Resilience is one of the buzzwords of our times. Having a resilient food system is crucial in the light of climate destabilisation, biodiversity loss, and political changes such as will be brought about by Brexit in the UK. So what exactly does it mean? That’s a question I put to Dr John Ingram, food systems programme leader at the Environmental Change Institute, University of Oxford, at a stakeholder event called “Towards more resilient UK food system outcomes” held in Edinburgh in September 2019.
Food and agriculture are proportionally four times more important to Scotland than in the UK as a whole according to Fergus Ewing the MSP Cabinet Secretary for Rural Economy. The Scottish Government has just committed to introducing Good Food Nation bill in the Scottish Parliament. In the face of a more unpredictable world mostly beyond their control, James Withers chief executive of Scotland Food and Drink, said they brought together all parts of the industry and government to face the complex challenges ahead.
Pete Ritchie, who farms and runs an NGO, Nourish Scotland, talked about the need for farm level resilience. This includes investment in land and soil, in farm businesses, and in short food chains so farmers could retain added value as well as citizen trust, in which food is seen as a relationship about nourishing people not a commodity. It also needed diversity, with new entrants with new ideas, using better technology but involving more cooperation to help with marketing and logistics, more research on agro-ecological approaches as well as advisers. Beyond these it also needed rural housing and transport and payment for more public goods, amongst other things.
Bob Dougherty, Prof of marketing and chair in Agri-food at the York Management School, University of York, is principal investigator on Iknow food, a large interdisciplinary research programme on food system resilience. He is also a policy fellow at the Department for Environment Food and Rural affairs, where he is involved in a new UK food security assessment. He talked about the missing middle – the small and medium enterprises who make up 97% of the food manufacturing sector in the UK. These have a wide diversity in business forms, with a growing number of social enterprises that trade with a social mission, and are crucial for a resilient food system.
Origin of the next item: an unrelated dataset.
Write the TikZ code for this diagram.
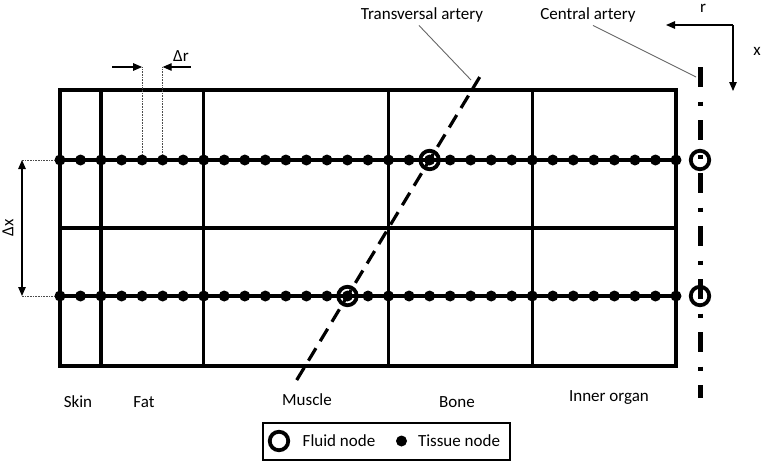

Tom Curtis, of 3keel, talked of the need to focus at the landscape level, to look at the landscape enterprise network, the functions needed in the landscape, the assets there and to bring people together around those. Andrew Whitley shared the lessons he learned from setting up the Village Bakery in Melmerby and then Bread Matters and farming in the borders of Scotland as well as developing the campaign Scotland the Bread (you can take a tour of his farm here and listen to an update of what he’s doing now here)
What these and other speakers drew attention to was the need to take a systemic approach to make the complex changes needed to increase resilience, the importance of diversity, of having the range of skills needed and of working together across the interacting socio-economic and biophysical impacts. As John Ingram said, there are four key questions – resilience of what, to what, for whom and over what time period – across the range of outcomes we need from our food systems.